Bisnis.com, BANTEN - Sebuah pertemuan masyarakat hukum adat digelar di Riung Gede Sabaki, Banten, selama tiga hari pada Jumat-Minggu, 1-3 Maret 2019.
Dalam pertemuan ini hadir sekitar 700 kelompok adat dari wilayah adat Banten Kidul dalam 4 wilayah administratif di Provinsi Banten dan Jawa Barat, yaitu di Kabupaten Lebak, Pandeglang, Sukabumi, dan Bogor.
Presiden Jokowi mengutus dua menteri untuk menghadiri penutupan Pertemuan Masyarakat Adat di Riung Gede Sabaki itu yakni Menteri Lingkungan Hidup dan Kehutanan (LHK) Siti Nurbaya Bakar serta Menteri Kominfo Rudiantara guna memenuhi undangan.
Dalam sambutan kedua menteri, disampaikan salam hangat dari Presiden Jokowi dan kecintaan presiden kepada masyarakat, serta kemajuan-kemajuan pembangunan selama 2014-2019 menyangkut berbagai aspek pembangunan, terutama infrastruktur sebagaimana dijelaskan oleh Menkominfo, termasuk rencana untuk mengatasi blank spot pada 72 lokasi di Banten, khususnya di Lebak.

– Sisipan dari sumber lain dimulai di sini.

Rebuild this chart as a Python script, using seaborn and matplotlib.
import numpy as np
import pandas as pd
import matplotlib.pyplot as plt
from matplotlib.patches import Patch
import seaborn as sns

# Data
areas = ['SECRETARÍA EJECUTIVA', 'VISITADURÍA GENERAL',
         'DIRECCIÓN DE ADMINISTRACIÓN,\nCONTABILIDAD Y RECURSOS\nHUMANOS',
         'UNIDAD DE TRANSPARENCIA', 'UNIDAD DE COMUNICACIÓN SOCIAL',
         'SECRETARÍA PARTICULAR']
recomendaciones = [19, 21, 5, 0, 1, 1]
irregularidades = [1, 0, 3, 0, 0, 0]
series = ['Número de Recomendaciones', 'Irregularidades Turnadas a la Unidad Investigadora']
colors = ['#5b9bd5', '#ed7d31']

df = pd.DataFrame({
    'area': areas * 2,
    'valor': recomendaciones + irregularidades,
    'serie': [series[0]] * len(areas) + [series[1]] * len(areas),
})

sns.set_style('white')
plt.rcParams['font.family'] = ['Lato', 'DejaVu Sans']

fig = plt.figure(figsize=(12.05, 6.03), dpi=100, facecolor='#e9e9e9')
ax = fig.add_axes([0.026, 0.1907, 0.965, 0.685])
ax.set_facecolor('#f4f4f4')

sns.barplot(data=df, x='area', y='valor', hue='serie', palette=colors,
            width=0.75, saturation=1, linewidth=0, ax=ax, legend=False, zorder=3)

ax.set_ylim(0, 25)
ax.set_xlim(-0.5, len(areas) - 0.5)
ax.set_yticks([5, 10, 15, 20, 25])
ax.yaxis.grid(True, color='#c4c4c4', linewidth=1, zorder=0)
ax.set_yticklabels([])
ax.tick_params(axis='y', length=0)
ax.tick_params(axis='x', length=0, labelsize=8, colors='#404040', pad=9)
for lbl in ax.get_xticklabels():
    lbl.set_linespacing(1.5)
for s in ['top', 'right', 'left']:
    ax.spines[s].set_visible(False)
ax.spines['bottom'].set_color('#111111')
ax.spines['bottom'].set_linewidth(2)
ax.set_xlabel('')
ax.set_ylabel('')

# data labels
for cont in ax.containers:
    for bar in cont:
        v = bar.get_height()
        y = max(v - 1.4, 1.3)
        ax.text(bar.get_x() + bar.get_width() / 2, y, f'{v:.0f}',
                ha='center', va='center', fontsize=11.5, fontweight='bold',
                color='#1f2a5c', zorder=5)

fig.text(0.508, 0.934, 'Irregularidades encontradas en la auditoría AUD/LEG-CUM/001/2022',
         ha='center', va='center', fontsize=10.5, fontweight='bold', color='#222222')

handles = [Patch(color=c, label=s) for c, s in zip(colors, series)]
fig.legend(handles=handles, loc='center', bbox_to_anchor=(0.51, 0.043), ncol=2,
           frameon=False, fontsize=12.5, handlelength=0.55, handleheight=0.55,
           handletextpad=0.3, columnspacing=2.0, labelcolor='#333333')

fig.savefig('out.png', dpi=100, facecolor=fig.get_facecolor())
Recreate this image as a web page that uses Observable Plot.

Secara khusus, Menteri LHK Siti Nurbaya menjelaskan berkaitan dengan perkembangan hutan adat. Dijelaskan Siti, sebagaimana pesan presiden bahwa bangsa Indonesia adalah bangsa yang besar dan bangsa yang menghargai asal-usul budaya dan nilai-nilai asli masyarakat hukum adat.
Siti mengatakan, nilai-nilai asli Indonesia yang ada dalam kearifan lokal dan pengetahuan lokal selama ini dijaga, dihayati, dan dilakukan oleh masyarakat hukum adat sebagai penyeimbang dari masuknya arus budaya luar yang antara lain disebut globalisasi dan modernisasi yang harus disesuaikan dengan kondisi geografis, budaya, maupun sosial dari wilayah selama 2014-2018 akhir hingga sekarang.
Kemudian dijalankan Nawacita yang relevan dengan acara pertemuan masyarakat adat yaitu Agenda Kesatu yang berbunyi: “Menghadirkan kembali negara untuk melindungi segenap bangsa dan memberikan rasa aman kepada seluruh warga negara”, dan Agenda Ketiga “Membangun Indonesia dari pinggiran dengan memperkuat daerah-daerah dan desa dalam kerangka negara kesatuan”, dengan strategi peningkatan keterlibatan masyarakat dalam pengamanan hutan melalui kemitraan termasuk pengembangan hutan adat dan aktualisasi masyarakat hukum adat.
Siti menegaskan, negara hadir untuk memberikan perlindungan bagi masyarakat hukum adat dengan adat istiadat dan budayanya untuk menghadapi pemenuhan kebutuhan kehidupan tanpa meninggalkan pilar-pilar penopang kehidupan komunitas adatnya yang selama ini terbukti telah mampu menghidupi masyarakat dengan senantiasa tetap menjaga sumber daya alam dan lingkungannya.
Lebih lanjut, dikatakan Siti, pengakuan hutan adat merupakan pengakuan negara kepada hak-hak tradisional masyarakat hukum adat. Pengakuan tersebut juga berarti pengakuan kepada nilai-nilai asli dan jati diri asli bangsa Indonesia.
Untuk pertama kalinya, pengakuan secara resmi hutan adat ditegaskan oleh Presiden Jokowi pada 30 Desember 2016.
Siti menegaskan tentang kecintaan Presiden Jokowi kepada rakyat di pelosok-pelosok serta penegasan Presiden Jokowi untuk kebijakan oemerintah yang berpihak kepada rakyat, yang sangat jelas aktualisasi pada pembangunan sektor kehutanan dan lingkungan.
“Hutan adat merupakan sejarah baru dalam pengelolaan hutan di Indonesia dengan semangat perlindungan dan penjagaan hutan di atas wilayah adat,” kata Siti.
Penyerahan hutan adat telah dilakukan sejak 2016, 2017, dan 2018 di Istana Negara. Hutan adat yang telah ditetapkan dan dicadangkan seluas keseluruhan ± 22.831 hektare yang terdiri dari penetapan/pencantuman hutan adat (34 unit seluas keseluruhan ± 17.659 hektare) dan pencadangan hutan adat (1 unit) seluas ± 5.172 hektare.
Selain itu, juga penetapan hutan adat untuk Suku Anak Dalam di Kabupaten Sarolangun Jambi seluas 5.000 hektare dan penyerahan kebun karet produktif dari swasta seluas 114 hektare bagi Suku Anak Dalam.